Der klagende Rechtsanwalt beabsichtigte, zu Werbezwecken Tassen mit Darstellungen bedrucken zu lassen, die Opfer einer Straftat zeigen; die Tassen sollten auch mit den Kontaktdaten der Kanzlei versehen und als sogenannte Schockwerbung eingesetzt werden. Der Kläger bat die für ihn zuständige Rechtsanwaltskammer, die Beklagte, um eine Beurteilung der berufsrechtlichen Zulässigkeit von drei Motiven. Es handelte sich um folgende Darstellungen:
[...] Der erste Aufdruck enthält eine mit diagonal verlaufenden roten Linien durchgestrichene fotografische Abbildung. Sie zeigt eine Frau, die ein auf ihren Knien liegendes, ersichtlich schreiendes Mädchen mit einem Gegenstand auf das nackte Gesäß schlägt. Neben dem Bild ist aufgedruckt: “Körperliche Züchtigung ist verboten (§ 1631 Abs. 2 BGB)”. Der zweite - zeichnerische - Abbildungsabdruck stellt einen eine Pfeife rauchenden Mann dar, der einer auf seinen Knien liegenden erwachsenen Frau mit einem Gegenstand auf das entblößte Gesäß schlägt. Daneben findet sich der Text: “Wurden Sie Opfer einer Straftat?”. Der dritte Aufdruck setzt sich zusammen aus einer fotografischen Abbildung einer jungen Frau, die sich erkennbar aus Verzweiflung den Mündungslauf einer Schusswaffe unter das Kinn hält, und der daneben angebrachten Textzeile “Nicht verzagen, R. fragen”. [...]
Die Beklagte erließ zwei schriftliche Hinweise, nach denen die beabsichtigte Werbemaßnahme nicht mit dem anwaltlichen Berufsrecht und dem Wettbewerbsrecht vereinbar und daher zu unterlassen sei. Gegen die Bescheide, welche eine Rechtsmittelbelehrung enthielten und dem Kläger förmlich zugestellt wurden, erhob dieser beim Anwaltsgerichtshof Hamm (AnwGH) Klage, welche als unzulässig zurückgewiesen wurde.
Das erstinstanzliche Urteil stellte darauf ab, dass die angegriffenen Bescheide keine anfechtbaren Verwaltungsakte darstellten.

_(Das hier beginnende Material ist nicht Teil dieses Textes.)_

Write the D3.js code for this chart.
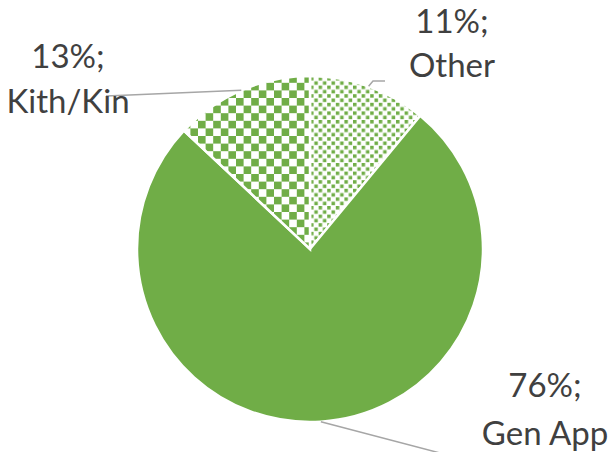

Solche lägen erst vor, wenn der Kläger entgegen den streitgegenständlichen Hinweisen die von ihm beabsichtigten Werbemaßnahmen tatsächlich durchführe und die Beklagte diese Maßnahmen sodann missbillige beziehungsweise den Kläger zur Unterlassung auffordere.

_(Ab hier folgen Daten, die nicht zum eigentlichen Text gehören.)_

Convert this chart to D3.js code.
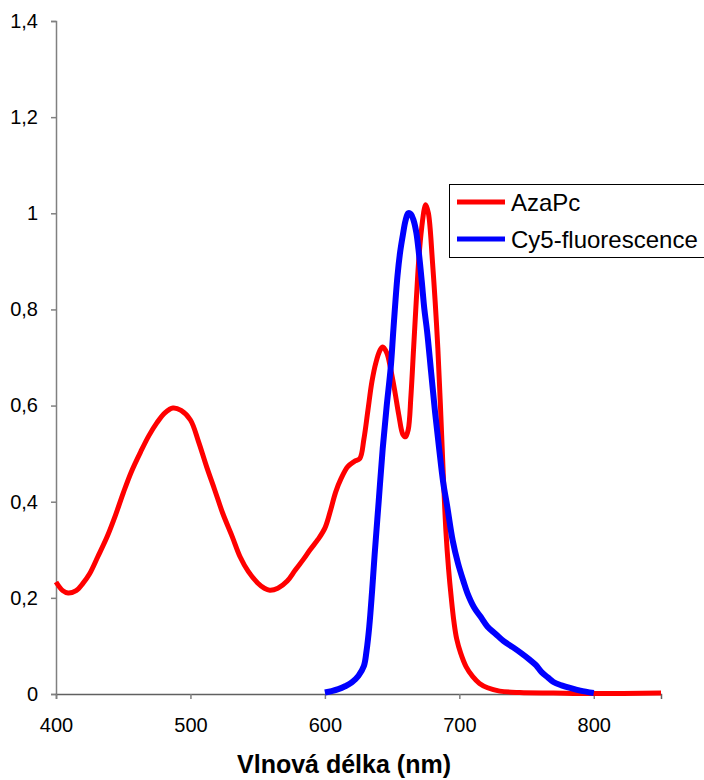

Der Kläger legte gegen die Entscheidung Berufung ein. Der BGH wich insofern von der Rechtsauffassung des AnwGH ab, als er die Anfechtungsklage für statthaft und zulässig erklärte. In der Sache sei sie allerdings unbegründet.
Die Bescheide seien nicht nur präventive Hinweise ohne Regelungscharakter, sondern Verwaltungsakte. Grundsätzlich seien präventive Auskünfte von Rechtsanwaltskammern nicht anfechtbar: Da sie sich auf ein künftiges Verhalten des Rechtsanwalts bezögen, stellten sie keine Schuld fest und griffen daher auch nicht in die Rechte des Erklärungsempfängers ein. Hier ließen die Bescheide jedoch erkennen, dass die Beklagte bei einem Verstoß gegen das Verbot ohne Weiteres ein Verfahren einleiten werde, und auch der Form nach lägen hoheitliche Verwaltungsmaßnahmen vor.
Die Klage sei aber unbegründet. Der BGH führte aus, dass die rechtmäßigen Bescheide den Kläger weder in seiner Meinungs- noch Berufsfreiheit beschränkten, da es ihm trotz der Hinweise freigestellt war, die Werbemaßnahme durchzuführen. Diese sei aber mit dem berufsrechtlichen Gebot sachlicher und berufsbezogener Unterrichtung nicht vereinbar.
[...] Die Grenzen zulässiger Werbung sind jedoch überschritten, wenn die Werbung darauf abzielt, gerade durch ihre reißerische und/oder sexualisierende Ausgestaltung die Aufmerksamkeit des Betrachters zu erregen, mit der Folge, dass ein etwa vorhandener Informationswert in den Hintergrund gerückt wird oder gar nicht mehr erkennbar ist. [...]
Das Gericht ging auf die einzelnen Darstellungen ein und stellte zum Beispiel bezüglich der Suizidversuch-Szene (Aufdruck 3) fest:
[...] Durch die fotografisch dargestellte äußerste Verzweiflung eines Menschen in Verbindung mit dem genannten Reim wird vielmehr eine umfassende Hilfe in allen denkbaren Lebenslagen suggeriert, die der Kläger kaum zu leisten imstande wäre. Ein Zusammenhang mit anwaltlicher Betätigung kann allenfalls in loser Assoziation hergestellt werden und wäre in der Sache verzerrt. [...]
Insgesamt ist also Werbung, die karikierende, reißerische und sexualisierte Darstellungen verwendet, geeignet, das Rechtsschutzbedürfnis des potenziellen Adressatenkreises abzuwerten und die Seriosität des Anwaltsstandes in Zweifel zu ziehen.